A successful family outing in Oklahoma City depends less on finding "fun" and more on matching activity type to your child's age, attention span, and your tolerance for crowds. This guide covers the main categories of paid attractions, free venues, and performance spaces where families actually spend time, with enough specifics to help you decide what fits your day.
The Oklahoma City Zoo occupies 119 acres in northeast Oklahoma City near Lincoln Park. General admission runs $16.95 for adults and $11.95 for children ages 3-11; a membership costs $119 annually per adult and pays for itself after eight visits. The zoo operates year-round, though summer attendance peaks dramatically between 10 a.m. and 2 p.m., making a late-afternoon strategy more practical if your family moves slowly. The big advantage here is predictability: your child knows what to expect, the route is straightforward, and you can always circle back to a favorite habitat. The disadvantage is that it occupies 3-4 hours minimum, and younger kids under four often tire before covering meaningful ground.
The Science Museum Oklahoma, located in Midtown at 405 East Couch Drive, charges $10 for general admission and includes hands-on exhibits geared toward ages 3-10. Hours are 9 a.m. to 5 p.m. Tuesday through Sunday, closed Mondays. Unlike the zoo, this venue compresses more into a smaller footprint; families typically spend 2-2.5 hours here. The trade-off is that it fills quickly on rainy days and school holidays, so morning arrival matters. The planetarium, included with admission, adds 30 minutes to your visit and works best for children who can sit still; kids under 5 often leave halfway through.
The National Weather Center, also in Midtown, is free and worth 45 minutes to an hour. It's less a destination than a supplement to nearby attractions, and the interactive displays appeal specifically to kids aged 6-12 who ask why storms happen.

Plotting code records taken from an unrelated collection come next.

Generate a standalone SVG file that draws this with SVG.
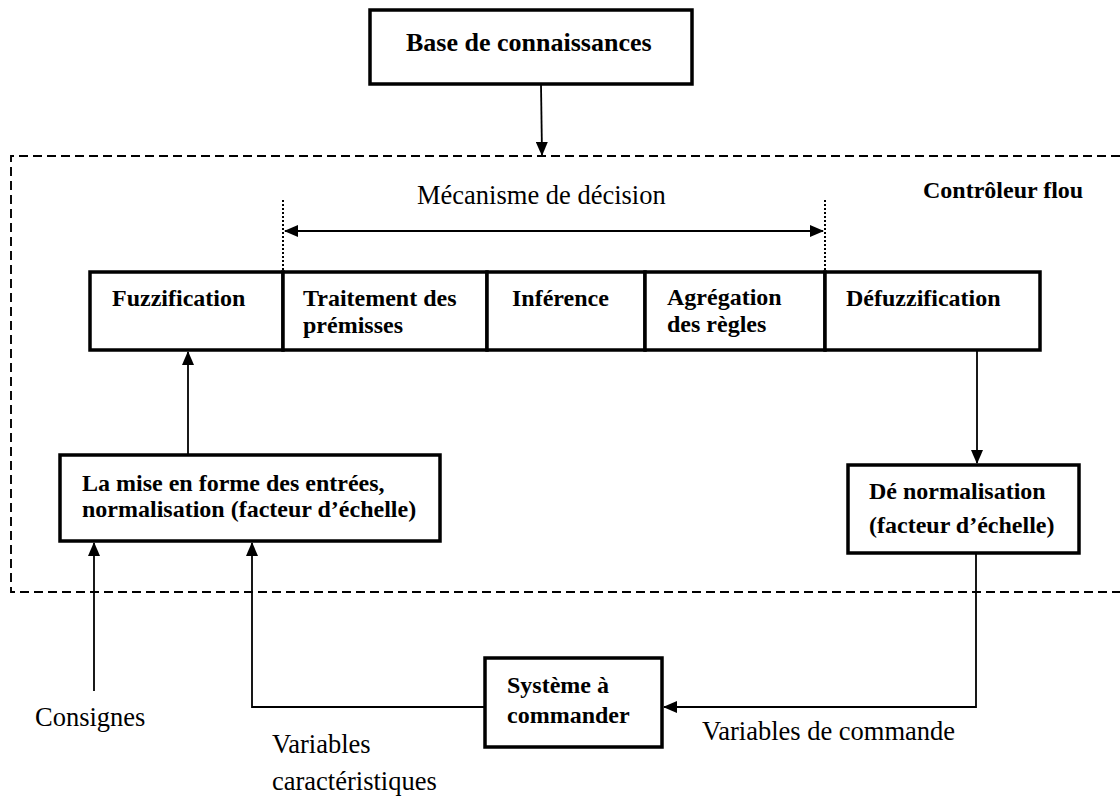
<svg xmlns="http://www.w3.org/2000/svg" width="1120" height="798" viewBox="0 0 1120 798">
<style>
.box{fill:#fff;stroke:#000;stroke-width:3.5}
.b{font-family:"Liberation Serif","Times New Roman",serif;font-weight:bold;font-size:24px;fill:#000}
.r{font-family:"Liberation Serif","Times New Roman",serif;font-size:26.5px;fill:#000}
.c{fill:none;stroke:#000;stroke-width:1.8}
</style>
<defs>
<marker id="ah" markerUnits="userSpaceOnUse" markerWidth="14" markerHeight="12" refX="13" refY="6" orient="auto">
<path d="M0,0 L14,6 L0,12 Z" fill="#000"/>
</marker>
<marker id="ahs" markerUnits="userSpaceOnUse" markerWidth="14" markerHeight="12" refX="1" refY="6" orient="auto">
<path d="M14,0 L0,6 L14,12 Z" fill="#000"/>
</marker>
</defs>
<rect width="1120" height="798" fill="#fff"/>
<g id="boundary">
<path d="M1120,156 H11 V592 H1120" fill="none" stroke="#000" stroke-width="1.9" stroke-dasharray="9 5"/>
<text class="b" x="923" y="198">Contrôleur flou</text>
</g>
<g id="base">
<rect class="box" x="370" y="10" width="322" height="74"/>
<text class="b" x="406" y="51" style="font-size:26px">Base de connaissances</text>
</g>
<g id="decision">
<line x1="283" y1="200" x2="283" y2="272" stroke="#000" stroke-width="2" stroke-dasharray="2 2"/>
<line x1="825" y1="200" x2="825" y2="272" stroke="#000" stroke-width="2" stroke-dasharray="2 2"/>
<text class="r" x="417" y="204">Mécanisme de décision</text>
</g>
<g id="fuzzification">
<rect class="box" x="90" y="272" width="193" height="78"/>
<text class="b" x="112" y="306">Fuzzification</text>
</g>
<g id="traitement">
<rect class="box" x="283" y="272" width="204" height="78"/>
<text class="b" x="303" y="306">Traitement des</text>
<text class="b" x="303" y="333">prémisses</text>
</g>
<g id="inference">
<rect class="box" x="487" y="272" width="158" height="78"/>
<text class="b" x="512" y="306">Inférence</text>
</g>
<g id="agregation">
<rect class="box" x="645" y="272" width="180" height="78"/>
<text class="b" x="667" y="305">Agrégation</text>
<text class="b" x="667" y="332">des règles</text>
</g>
<g id="defuzzification">
<rect class="box" x="825" y="272" width="215" height="78"/>
<text class="b" x="846" y="306">Défuzzification</text>
</g>
<g id="mise-en-forme">
<rect class="box" x="60" y="455" width="380" height="86"/>
<text class="b" x="82" y="491">La mise en forme des entrées,</text>
<text class="b" x="82" y="517">normalisation (facteur d’échelle)</text>
</g>
<g id="denormalisation">
<rect class="box" x="848" y="465" width="231" height="88"/>
<text class="b" x="869" y="499">Dé normalisation</text>
<text class="b" x="869" y="533">(facteur d’échelle)</text>
</g>
<g id="systeme">
<rect class="box" x="485" y="658" width="177" height="89"/>
<text class="b" x="507" y="693">Système à</text>
<text class="b" x="507" y="723">commander</text>
</g>
<g id="labels">
<text class="r" x="35" y="726">Consignes</text>
<text class="r" x="272" y="753">Variables</text>
<text class="r" x="272" y="790">caractéristiques</text>
<text class="r" x="702" y="740">Variables de commande</text>
</g>
<g id="connectors">
<line class="c" x1="541" y1="84" x2="542" y2="155" marker-end="url(#ah)"/>
<line class="c" x1="285" y1="231" x2="823" y2="231" stroke-width="2.5" marker-start="url(#ahs)" marker-end="url(#ah)"/>
<line class="c" x1="188" y1="455" x2="188" y2="352" marker-end="url(#ah)"/>
<line class="c" x1="977" y1="350" x2="977" y2="463" marker-end="url(#ah)"/>
<line class="c" x1="94" y1="691" x2="94" y2="543" marker-end="url(#ah)"/>
<polyline class="c" points="485,707 252,707 252,543" marker-end="url(#ah)"/>
<polyline class="c" points="976,553 976,707 664,707" marker-end="url(#ah)"/>
</g>
</svg>
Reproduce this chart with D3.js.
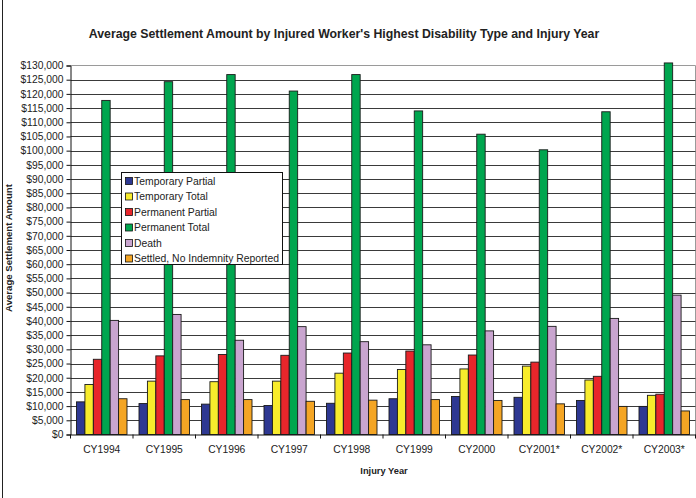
<!DOCTYPE html>
<html>
<head>
<meta charset="utf-8">
<script src="https://cdn.jsdelivr.net/npm/d3@7"></script>
<style>
  html, body { margin: 0; padding: 0; background: #fff; }
  svg { display: block; font-family: Arial, "Liberation Sans", sans-serif; }
</style>
</head>
<body>
<svg id="chart" width="696" height="498"></svg>
<script>
// Injury years on the x axis
const years = ["CY1994", "CY1995", "CY1996", "CY1997", "CY1998", "CY1999", "CY2000", "CY2001*", "CY2002*", "CY2003*"];

// Disability types (legend order)
const seriesNames = ["Temporary Partial", "Temporary Total", "Permanent Partial", "Permanent Total", "Death", "Settled, No Indemnity Reported"];
const seriesColors = ["#2e3892", "#f8ec2c", "#e8262b", "#00a64f", "#c9a5cf", "#f4a524"];

// Average settlement amounts per year, one array per disability type
const temporaryPartial = [11500, 10900, 10700, 10200, 11000, 12600, 13400, 13100, 12000, 9900];
const temporaryTotal   = [17600, 18800, 18600, 18800, 21600, 22900, 23100, 24100, 19200, 13800];
const permanentPartial = [26500, 27700, 28200, 27900, 28700, 29400, 28000, 25500, 20500, 14200];
const permanentTotal   = [117700, 124300, 126800, 121000, 126800, 114000, 105800, 100300, 113700, 130900];
const death            = [40200, 42300, 33200, 38000, 32700, 31600, 36500, 38100, 40900, 49100];
const settledNoIndemnity = [12600, 12300, 12300, 11700, 12100, 12300, 12000, 10800, 9900, 8300];

const allSeries = [temporaryPartial, temporaryTotal, permanentPartial, permanentTotal, death, settledNoIndemnity];

// Y axis ticks: $0 to $130,000 by $5,000
const yTicks = d3.range(0, 130001, 5000);

const FONT = 'Arial, "Liberation Sans", sans-serif';
const svg = d3.select("#chart");
const plot = { left: 70.5, right: 695.5, top: 65.5, bottom: 434.5 };

// outer chart frame (left edge visible)
svg.append("line")
  .attr("x1", 2.5).attr("x2", 2.5).attr("y1", 0).attr("y2", 498)
  .attr("stroke", "#222").attr("stroke-width", 1);

// title
svg.append("text")
  .attr("x", 344).attr("y", 38)
  .attr("text-anchor", "middle")
  .attr("font-size", 12.3).attr("font-weight", "bold").attr("fill", "#222")
  .text("Average Settlement Amount by Injured Worker's Highest Disability Type and Injury Year");

const x0 = d3.scaleBand().domain(years).range([plot.left, plot.right]).padding(0);
const gap = 6;
const x1 = d3.scaleBand().domain(d3.range(seriesNames.length)).range([gap, x0.bandwidth() - gap]).padding(0);
const y = d3.scaleLinear().domain([0, 130000]).range([plot.bottom, plot.top]);

// plot area border (top and right)
svg.append("path")
  .attr("d", `M${plot.left},${plot.top}H${plot.right}V${plot.bottom}`)
  .attr("fill", "none").attr("stroke", "#9a9a9a").attr("stroke-width", 1);

// horizontal gridlines
svg.append("g")
  .selectAll("line")
  .data(yTicks.filter(d => d > 0 && d < 130000))
  .join("line")
  .attr("x1", plot.left).attr("x2", plot.right)
  .attr("y1", d => Math.round(y(d)) + 0.5).attr("y2", d => Math.round(y(d)) + 0.5)
  .attr("stroke", "#3a3a3a").attr("stroke-width", 1.1);

// bars
const groups = svg.append("g")
  .selectAll("g")
  .data(years)
  .join("g")
  .attr("transform", d => `translate(${x0(d)},0)`);

groups.selectAll("rect")
  .data((yr, i) => allSeries.map((s, k) => ({ k, v: s[i] })))
  .join("rect")
  .attr("x", d => x1(d.k))
  .attr("width", x1.bandwidth())
  .attr("y", d => y(d.v))
  .attr("height", d => y(0) - y(d.v))
  .attr("fill", d => seriesColors[d.k])
  .attr("stroke", "#1a1a1a").attr("stroke-width", 0.9);

// y axis
const yAxis = d3.axisLeft(y)
  .tickValues(yTicks)
  .tickSize(4)
  .tickPadding(3)
  .tickFormat(d => "$" + d3.format(",")(d));
const gy = svg.append("g").attr("transform", `translate(${plot.left},0)`).call(yAxis);
gy.select(".domain").attr("stroke", "#111");
gy.selectAll(".tick line").attr("stroke", "#111");
gy.selectAll(".tick text").attr("font-size", 10.3).attr("fill", "#222").attr("font-family", FONT);

// x axis
const xAxis = d3.axisBottom(x0).tickSize(0).tickPadding(11);
const gx = svg.append("g").attr("transform", `translate(0,${plot.bottom})`).call(xAxis);
gx.select(".domain").attr("stroke", "#111");
gx.selectAll(".tick text").attr("font-size", 10.3).attr("fill", "#222").attr("font-family", FONT);
// category separator ticks
svg.append("g")
  .selectAll("line")
  .data(years.map(d => x0(d)).concat([plot.right]))
  .join("line")
  .attr("x1", d => d).attr("x2", d => d)
  .attr("y1", plot.bottom).attr("y2", plot.bottom + 4)
  .attr("stroke", "#111");

// axis titles
svg.append("text")
  .attr("x", 384).attr("y", 474)
  .attr("text-anchor", "middle")
  .attr("font-size", 9.3).attr("font-weight", "bold").attr("fill", "#222")
  .text("Injury Year");

svg.append("text")
  .attr("transform", "translate(11.5,248) rotate(-90)")
  .attr("text-anchor", "middle")
  .attr("font-size", 9.6).attr("font-weight", "bold").attr("fill", "#222")
  .text("Average Settlement Amount");

// legend
const legend = svg.append("g").attr("transform", "translate(121.5,172.5)");
legend.append("rect")
  .attr("width", 161).attr("height", 92)
  .attr("fill", "#fff").attr("stroke", "#111").attr("stroke-width", 1);
const items = legend.selectAll("g.item")
  .data(seriesNames)
  .join("g")
  .attr("class", "item")
  .attr("transform", (d, i) => `translate(4,${8.5 + i * 15.5})`);
items.append("rect")
  .attr("x", 0).attr("y", -3.5).attr("width", 7).attr("height", 7)
  .attr("fill", (d, i) => seriesColors[i])
  .attr("stroke", "#111").attr("stroke-width", 0.8);
items.append("text")
  .attr("x", 8.5).attr("y", 3.8)
  .attr("font-size", 10.4).attr("fill", "#222")
  .text(d => d);
</script>
</body>
</html>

The Civic Center Music Hall, at 405 West First Street in downtown Oklahoma City, hosts touring Broadway productions, ballet performances, and family concerts throughout the year. Ticket prices vary wildly depending on the show (typically $35-$80 for children's performances), and advance booking is essential; performances often sell out weeks ahead. This is a commitment activity: you arrive early, sit for two hours, and it works best for children aged 8 and up who can manage the static experience. Younger children may struggle with the pacing.
The Lyric Theatre operates a smaller performance space one block east and often books different programming, including local theater productions and school performances, at lower price points ($15-$35 per seat). If you're testing whether your child enjoys live performance, Lyric tickets offer a lower financial risk than the Civic Center.
Myriad Botanical Gardens, occupying 15 acres in downtown Oklahoma City, charges no admission. The Crystal Bridge, a soaring glass conservatory at the gardens' center, is free to enter and offers temperature-controlled space, which matters in July or January. Families often spend 1-2 hours wandering paths and letting kids splash in the water features during warm months. The grounds are genuinely navigable with strollers, unlike many parks.
The Oklahoma City Museum of Art, at 415 Couch Drive, charges $10 for adults and $5 for children ages 6-17; children under 6 are free. The museum is deliberately manageable in scale: you can complete a focused visit in 90 minutes without feeling rushed. The collection leans toward 20th-century American work and regional pieces, meaning it won't overwhelm with 200,000 objects. This works as a cultural introduction for older kids (8+) without requiring the commitment of a major metropolitan art museum.
Bricktown, the entertainment district built around a restored canal in downtown Oklahoma City, is free to walk. The canal itself runs about a mile and a half, and the district includes low-key restaurants with outdoor seating and street-level retail. It's less an activity destination and more a place to extend another downtown trip. The main appeal is that it breaks up time between other activities without cost.
Weather dictates which activities make sense. Winter favors indoor science and art venues; summer favors the zoo during off-peak hours or the botanical gardens early in the day. The Civic Center tends to book more family programming in fall and spring, while summer touring shows thin out. If you're planning more than a week ahead, checking the Civic Center's schedule first lets you anchor your trip to a performance, then build other activities around it.
Choose activities based on how long you need to occupy your child, not on how many attractions you can reach. A two-hour visit to the Science Museum followed by lunch in Bricktown exhausts a six-year-old more effectively than five quick stops. If you have multiple children with a three-year age gap, split activities: one child goes to a performance with a parent while the other explores the zoo with the other parent, then swap experiences another day. Annual memberships to the zoo or museum only make sense if you live in Oklahoma City proper; if you're visiting from outside the metro area, pay per visit and prioritize one strong outing over a rushed itinerary.